> _YOUR INSTRUCTIONS_
Take the lines of the data below from the very first through the line containing "from matplotlib.ticker import MultipleLocator" and output them exactly, pictures excluded.

> _MATERIAL PROVIDED_
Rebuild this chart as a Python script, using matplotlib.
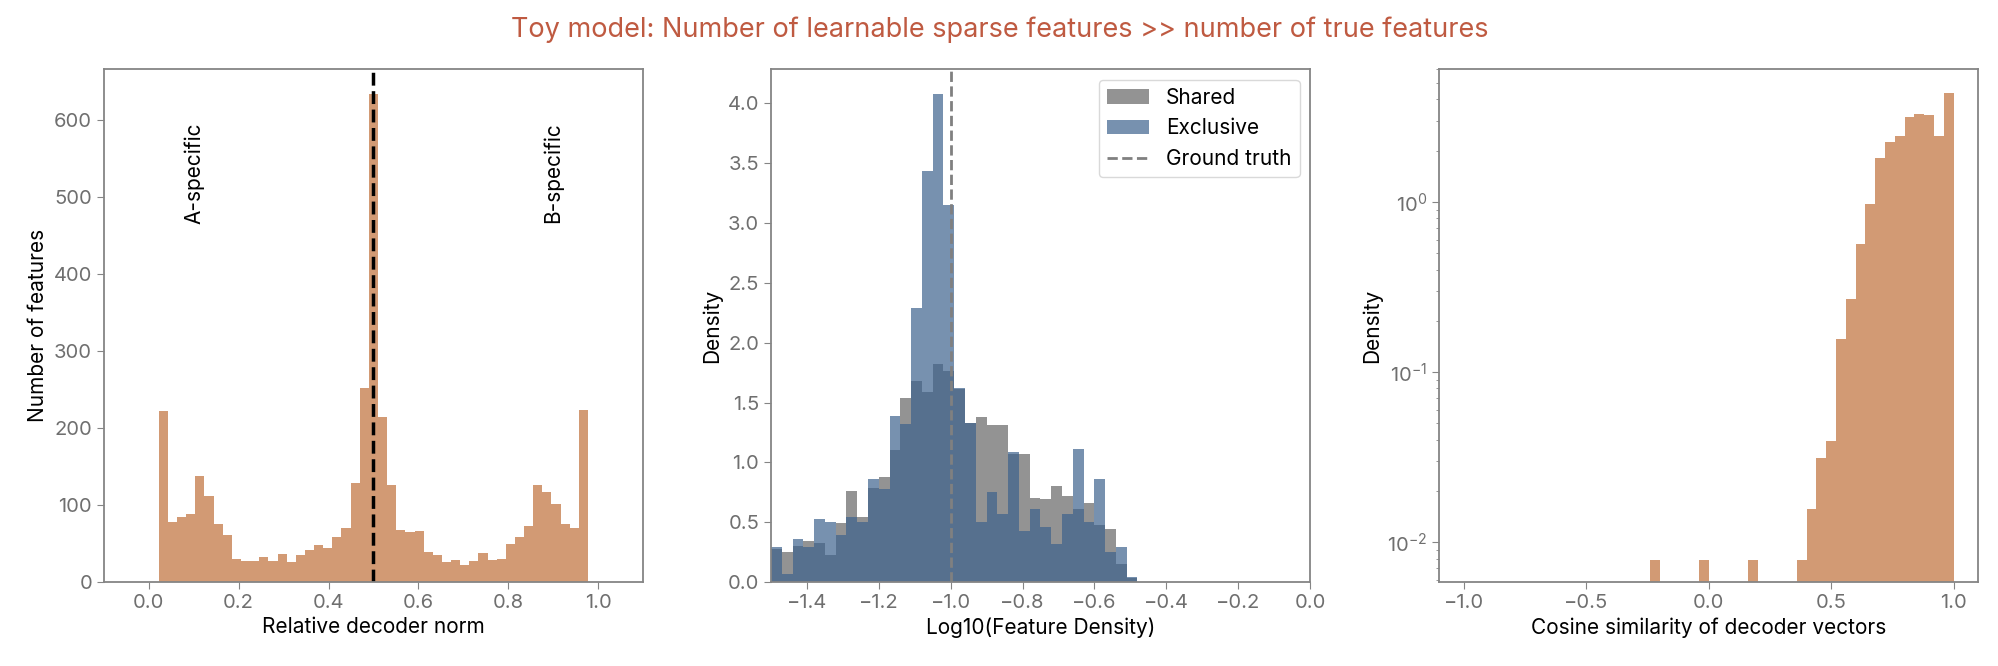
import numpy as np
import matplotlib.pyplot as plt
from matplotlib.ticker import MultipleLocator

plt.rcParams['font.family'] = ['Inter', 'DejaVu Sans']
plt.rcParams['axes.edgecolor'] = '#858585'
plt.rcParams['axes.linewidth'] = 1.3
plt.rcParams['xtick.color'] = '#858585'
plt.rcParams['ytick.color'] = '#858585'
plt.rcParams['xtick.labelcolor'] = '#6f6f6f'
plt.rcParams['ytick.labelcolor'] = '#6f6f6f'
plt.rcParams['xtick.labelsize'] = 14.5
plt.rcParams['ytick.labelsize'] = 14.5
plt.rcParams['axes.labelsize'] = 15
plt.rcParams['xtick.major.size'] = 5
plt.rcParams['ytick.major.size'] = 5

# left panel: relative decoder norm, 47 bins
norm_range = (0.0222, 0.9778)
norm_counts = [222, 78, 84, 89, 138, 112, 75, 61, 30, 27, 28, 33, 28, 36, 26, 35,
               41, 48, 44, 59, 70, 128, 252, 634, 214, 126, 68, 65, 66, 39, 35, 26,
               29, 22, 27, 38, 29, 30, 50, 59, 73, 126, 117, 101, 75, 70, 224]

# middle panel: log10 feature density, bins of 0.03 starting at -1.5
dens_start = -1.5
dens_width = 0.03
shared_density = [0.28, 0.25, 0.30, 0.34, 0.33, 0.23, 0.49, 0.76, 0.54, 0.79, 0.88, 1.10,
                  1.54, 1.68, 1.59, 1.82, 1.76, 1.61, 1.33, 1.38, 1.31, 1.31, 1.07, 1.07,
                  0.70, 0.69, 0.80, 0.72, 0.61, 0.66, 0.48, 0.44, 0.15, 0.03]
exclusive_density = [0.29, 0.07, 0.36, 0.29, 0.53, 0.50, 0.39, 0.54, 0.50, 0.86, 0.78, 1.39,
                     1.32, 2.29, 3.43, 4.08, 3.15, 1.62, 1.33, 0.50, 0.75, 0.57, 1.09, 0.43,
                     0.61, 0.46, 0.32, 0.57, 1.11, 0.50, 0.86, 0.25, 0.29, 0.04]
ground_truth = -1.0

# right panel: cosine similarity, 50 bins on [-1, 1]
cos_counts = [0] * 19 + [1, 0, 0, 0, 0, 1, 0, 0, 0, 0, 1, 0, 0, 0, 0,
                         1, 2, 4, 5, 20, 34, 72, 123, 230, 287, 312, 401, 419, 411, 309, 554]

orange = '#d29a74'
grey = '#666666'
blue = '#3d628d'

fig = plt.figure(figsize=(19.99, 6.66), dpi=100)
ax1 = fig.add_axes([0.052, 0.126, 0.2696, 0.770])
ax2 = fig.add_axes([0.3857, 0.126, 0.2696, 0.770])
ax3 = fig.add_axes([0.7199, 0.126, 0.2696, 0.770])

# left
edges = np.linspace(norm_range[0], norm_range[1], len(norm_counts) + 1)
centers = (edges[:-1] + edges[1:]) / 2
ax1.hist(centers, bins=edges, weights=norm_counts, color=orange, linewidth=0)
ax1.axvline(0.5, color='black', ls='--', lw=2.5)
ax1.set_xlim(-0.1, 1.1)
ax1.text(0.1, 531, 'A-specific', rotation=90, ha='center', va='center', fontsize=15)
ax1.text(0.9, 531, 'B-specific', rotation=90, ha='center', va='center', fontsize=15)
ax1.set_xlabel('Relative decoder norm')
ax1.set_ylabel('Number of features')

# middle
edges = dens_start + dens_width * np.arange(len(shared_density) + 1)
centers = (edges[:-1] + edges[1:]) / 2
ax2.hist(centers, bins=edges, weights=shared_density, color=grey, alpha=0.7, linewidth=0, label='Shared')
ax2.hist(centers, bins=edges, weights=exclusive_density, color=blue, alpha=0.7, linewidth=0, label='Exclusive')
ax2.axvline(ground_truth, color='#808080', ls='--', lw=2, label='Ground truth')
ax2.set_xlim(-1.5, 0.0)
ax2.set_xlabel('Log10(Feature Density)')
ax2.set_ylabel('Density')
leg = ax2.legend(loc='upper right', fontsize=15, frameon=True, fancybox=True)
leg.get_frame().set_edgecolor('#d0d0d0')

# right
edges = np.linspace(-1, 1, len(cos_counts) + 1)
centers = (edges[:-1] + edges[1:]) / 2
ax3.hist(centers, bins=edges, weights=cos_counts, density=True, color=orange, linewidth=0)
ax3.set_yscale('log')
ax3.set_ylim(10 ** -2.235, 10 ** 0.779)
ax3.set_xlim(-1.1, 1.1)
ax3.xaxis.set_major_locator(MultipleLocator(0.5))
ax3.set_xlabel('Cosine similarity of decoder vectors')
ax3.set_ylabel('Density')

fig.suptitle('Toy model: Number of learnable sparse features >> number of true features',
             color='#bf5a41', fontsize=19.5, y=0.975)

fig.savefig('out.png', dpi=100)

> _EXERCISE SOLUTION_
Rebuild this chart as a Python script, using matplotlib.
import numpy as np
import matplotlib.pyplot as plt
from matplotlib.ticker import MultipleLocator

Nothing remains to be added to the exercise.